Simone Zelitch is the author of five novels, most recently Judenstaat (Tor 2016, PM 2020), an alternative history set in a Jewish State established in Germany post-Holocaust that follows an archivist as she pieces together that country's history for its fortieth anniversary celebration.
Earlier novels range in subject matter from Mississippi Freedom Summer (Waveland, Head and the Hand Press 2015) to a 14th Century peasant revolt, The Confession of Jack Straw (Black Heron Press 1994), focusing on marginal characters and historical complexities. Her work-in-progress, The Hill, is set in a high-end nursing home where residents' lives are guided by Pathways, a corporate algorithm which knows them better than they know themselves.

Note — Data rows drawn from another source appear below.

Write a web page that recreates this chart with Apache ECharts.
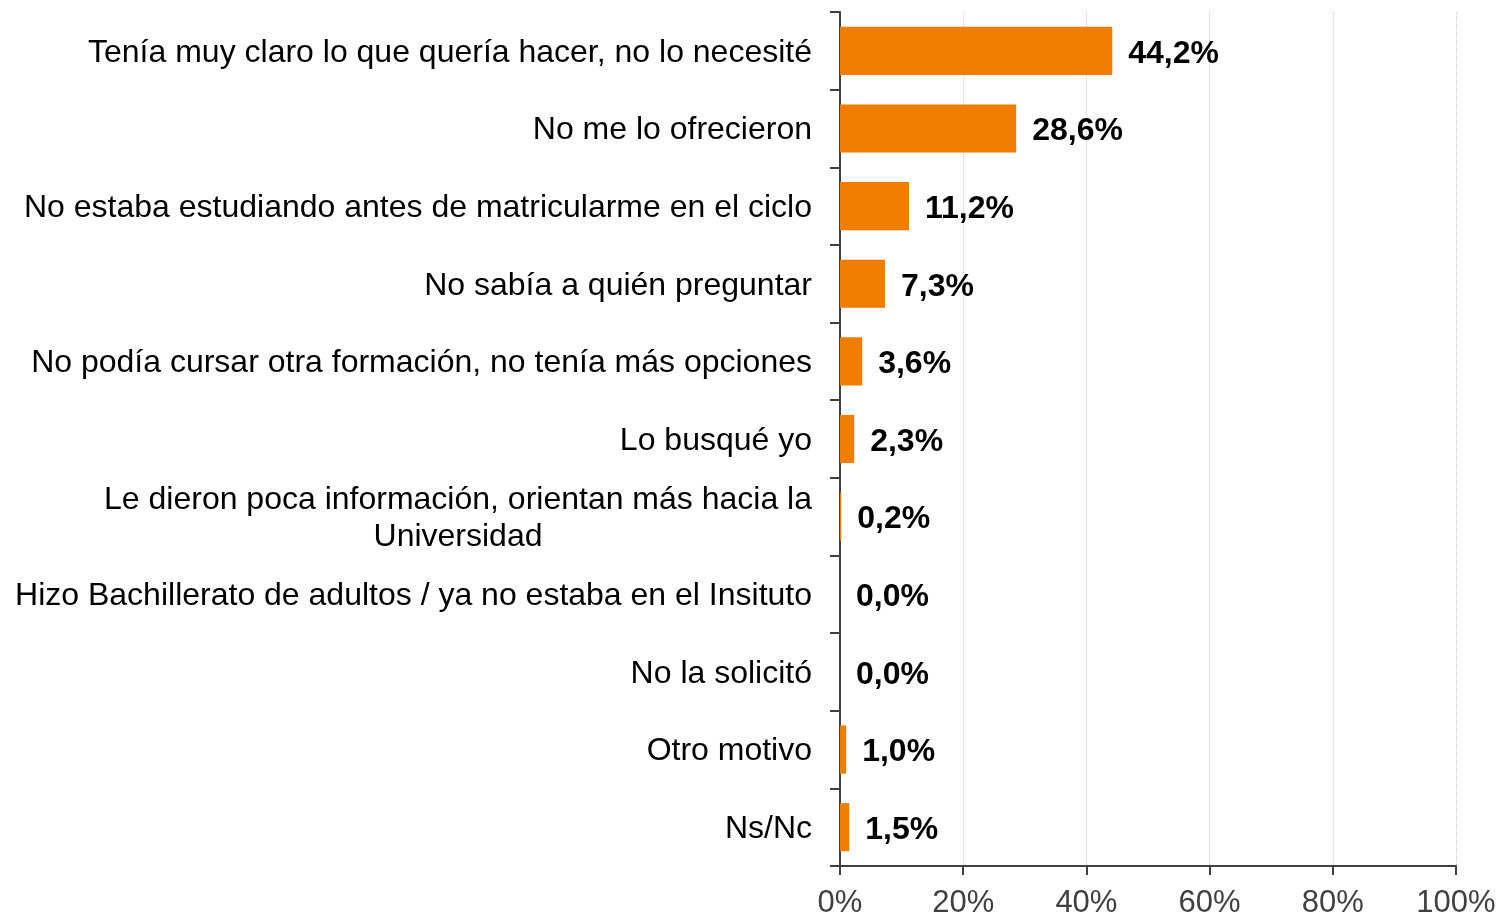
<!DOCTYPE html>
<html>
<head>
<meta charset="utf-8">
<style>
html,body{margin:0;padding:0;background:#fff;}
#chart{width:1501px;height:916px;}
</style>
<script src="https://cdn.jsdelivr.net/npm/echarts@6/dist/echarts.min.js"></script>
</head>
<body>
<div id="chart"></div>
<script>
const categories = [
  "Tenía muy claro lo que quería hacer, no lo necesité",
  "No me lo ofrecieron",
  "No estaba estudiando antes de matricularme en el ciclo",
  "No sabía a quién preguntar",
  "No podía cursar otra formación, no tenía más opciones",
  "Lo busqué yo",
  "Le dieron poca información, orientan más hacia la\nUniversidad",
  "Hizo Bachillerato de adultos / ya no estaba en el Insituto",
  "No la solicitó",
  "Otro motivo",
  "Ns/Nc"
];
const values = [44.2, 28.6, 11.2, 7.3, 3.6, 2.3, 0.2, 0.0, 0.0, 1.0, 1.5];
const xTicks = [0, 20, 40, 60, 80, 100];

const chart = echarts.init(document.getElementById('chart'), null, {renderer: 'canvas'});
chart.setOption({
  animation: false,
  backgroundColor: '#ffffff',
  grid: {left: 840, right: 45, top: 12, bottom: 50, containLabel: false, outerBoundsMode: 'none'},
  xAxis: {
    type: 'value',
    min: xTicks[0],
    max: xTicks[xTicks.length - 1],
    interval: 20,
    axisLine: {show: true, lineStyle: {color: '#404040', width: 2}},
    axisTick: {show: true, length: 9, lineStyle: {color: '#404040', width: 2}},
    axisLabel: {
      margin: 22,
      color: '#404040',
      fontFamily: 'Liberation Sans, Arial, sans-serif',
      fontSize: 31,
      formatter: v => v + '%'
    },
    splitLine: {show: true, lineStyle: {color: '#c8c8c8', type: 'dotted', width: 1}}
  },
  yAxis: {
    type: 'category',
    data: categories,
    inverse: true,
    axisLine: {show: true, lineStyle: {color: '#404040', width: 2}},
    axisTick: {show: true, length: 10, lineStyle: {color: '#404040', width: 2}},
    axisLabel: {
      margin: 28,
      color: '#000000',
      fontFamily: 'Liberation Sans, Arial, sans-serif',
      fontSize: 32,
      lineHeight: 37,
      padding: [4, 0, 0, 0],
      formatter: function (v) {
        return v.split('\n').map(s => '{c|' + s + '}').join('\n');
      },
      rich: {c: {align: 'center', fontSize: 32, lineHeight: 37, color: '#000000', fontFamily: 'Liberation Sans, Arial, sans-serif'}}
    },
    splitLine: {show: false}
  },
  series: [{
    type: 'bar',
    data: values,
    barCategoryGap: '38%',
    itemStyle: {color: '#EE7D00'},
    label: {
      show: true,
      position: 'right',
      distance: 16,
      offset: [0, 3],
      color: '#000000',
      fontWeight: 'bold',
      fontFamily: 'Liberation Sans, Arial, sans-serif',
      fontSize: 32,
      formatter: p => p.value.toFixed(1).replace('.', ',') + '%'
    }
  }]
});
</script>
</body>
</html>
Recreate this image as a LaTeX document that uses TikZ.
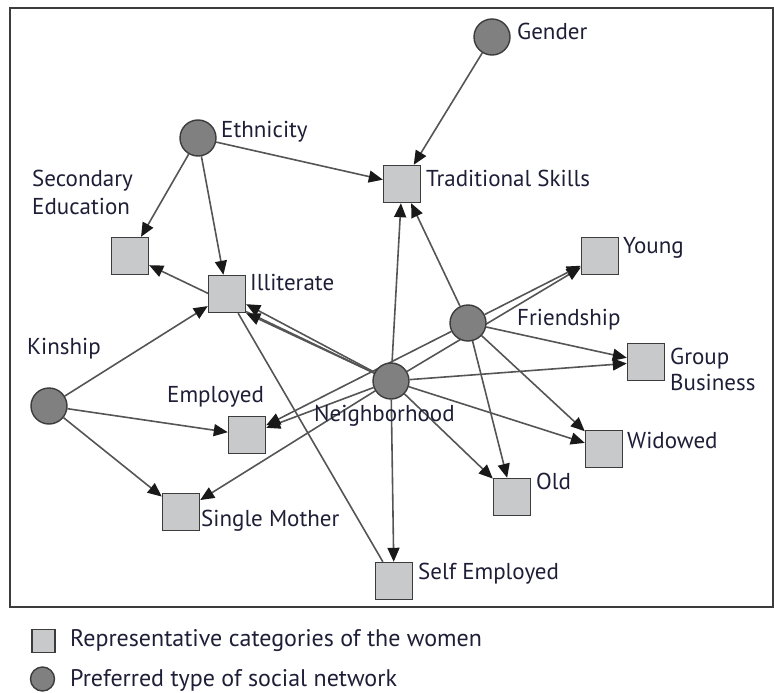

Essays and short fiction include "Four Writers on Ursula K. Le Guin"(Another Chicago Magazine 2018), "Men in High Castles" (an examination of Philip K. Dick in Art Papers), and "How Philip Roth Predicted the Rise of Donald Trump" (The Forward, 2016), and short fables broadcast as part of the National Public Radio series Hannukah Lights.
Simone's novels have been taught in classrooms across the country, including at the University of Miami course, "Bad Jews". Since 1993, has been a professor at Community College of Philadelphia where she established their Creative Writing Program, leads multi-genre workshops, and writes in the summer, mostly.